アルコール性認知症の原因や予兆

アルコール性認知症とは アルコール性認知症に関する情報を紹介します。介護士として携わる機会のある人は当サイトを参考にしてください。併せて、転職に役立つ情報も紹介しています。

発症する原因や予兆

一般的な認知症とは異なる

認知症にはいくつかの種類があり、有名なのはアルツハイマー型認知症やレビー小体型認知症です。検査によって認知機能に障害が起きている原因がアルコール以外にないと判明した際は、アルコール性認知症と診断されます。アルコール性認知症はアルコールを過剰に摂取して脳がダメージを受けることで引き起こされます。脳に必要な栄養が足りなくなり、記憶障害などを発症します。アルコールの分解にはビタミンB1が必要ですが、アルコールの摂取量がそれを上回ることによって発症するリスクが高まります。
アルコールが原因で脳のビタミンB1が欠乏している状態をウェルニッケ脳症と呼びます。ウェルニッケ脳症による記憶障害はコルサコフ症候群と呼び、ウェルニッケ・コルサコフ症候群と総称されることもあります。アルコールの過剰な摂取は脳萎縮や脳梗塞、脳血管障害などを引き起こすリスクもあり、その場合はCTやMRIによる診察が必要です。

一般的な認知症とは異なる

飲む量が問題

全く飲酒をしない人に比べて、飲酒の頻度が高く一度に大量のアルコールを摂取する人の方が認知症になりやすいことは、あらゆる研究や調査で判明しています。

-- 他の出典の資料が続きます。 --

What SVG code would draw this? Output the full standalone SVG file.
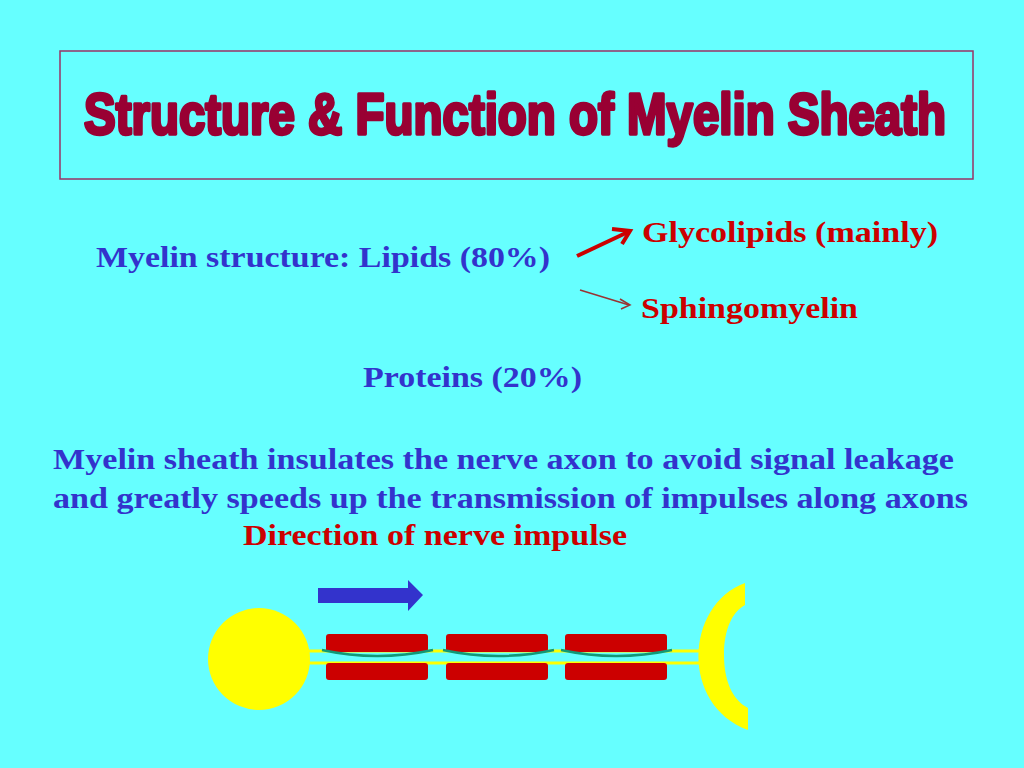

一方、少量の飲酒であればむしろ認知症になりにくくなるといったデータもあり、アルコールそのものが悪いわけではありません。問題なのはお酒を飲む量です。ただし、アルコールの耐性は人によって異なるため、少量の飲酒でもリスクが高くなるケースもあります。

アルコール性認知症の予兆

アルコール性認知症の予兆として、短期記憶障害が起こります。短期記憶とは数十秒から1分程度の期間保持される記憶のことで、今日の日付や物を置いた場所、直前に話していた内容などを忘れてしまうといった症状が頻繁に出る場合は記憶障害の疑いがあります。また、コルサコフ症候群の場合は作話の症状が出てきます。記憶障害によって忘れてしまったことを取り繕うように、覚えている部分をつなぎ合わせて話をするという症状です。この場合、本人は嘘をついているつもりがありません。
もう1つ、アルコール性認知症の予兆として挙げられるのが見当識障害です。自分が置かれている状況を正しく理解できなくなります。場所や時間などが分からなくなり、症状が進行すると配偶者や子どもといった親密な関係にある人のことも認識できなくなってしまいます。自分が置かれている状況が理解できなければ、当然ながら日常生活に支障をきたします。少し外出するつもりが、そのまま帰れなくなるケースも少なくありません。
このように、アルコール性認知症は様々な症状を引き起こします。疑われる場合は、速やかに医療機関を受診することをおすすめします。